- Born: 1956 (age 69–70) Grimstad, Norway
- Known for: two Micheline stars
- Culinary career
- Current restaurant Altnaharrie Inn;

= Gunn Eriksen =

Norwegian chef

Gunn Eriksen (born 1956) is a Norwegian chef. Operating at the Altnaharrie Inn in remote highland Scotland, she was Britain's only female two-star Michelin chef in the 1990s.

==Life==
Eriksen was born in 1956 in Grimstad, Norway. She trained as a weaver and ceramicist in Ullapool in northern Scotland. In 1976, she helped her future husband, Fred Brown, open the Altnaharrie Inn nearby, only accessible from Ullapool by a boat trip across Loch Broom. In 1980 she joined him at the Inn, and married him in 1984.

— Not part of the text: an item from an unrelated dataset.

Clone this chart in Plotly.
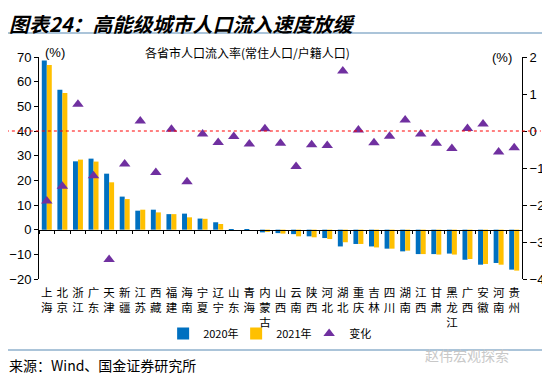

Eriksen, a self-taught chef, became renowned for her use of unusual highland ingredients, such as nettles, sorrel and hawthorn sprouts. Influenced by her Scandinavian heritage, she also worked with local seafood and imported foods. In 1994, the restaurant became the only Scottish restaurant to gain two stars from Michelin, making her Britain's only female two-star Michelin chef. The restaurant was also one of only four in Britain to be rated 9.10 by the Good Food Guide, and received five rosettes in the AA's food guide.

The Altnaharrie Inn normally operated between Easter and November. However, Eriksen suffered a slipped disc and ongoing back problems, and as a result the restaurant was unable to open as usual in spring 2001. As a result, it was forced to relinquish its Michelin status later that year. In April 2002 the couple put the Altnaharrie up for sale.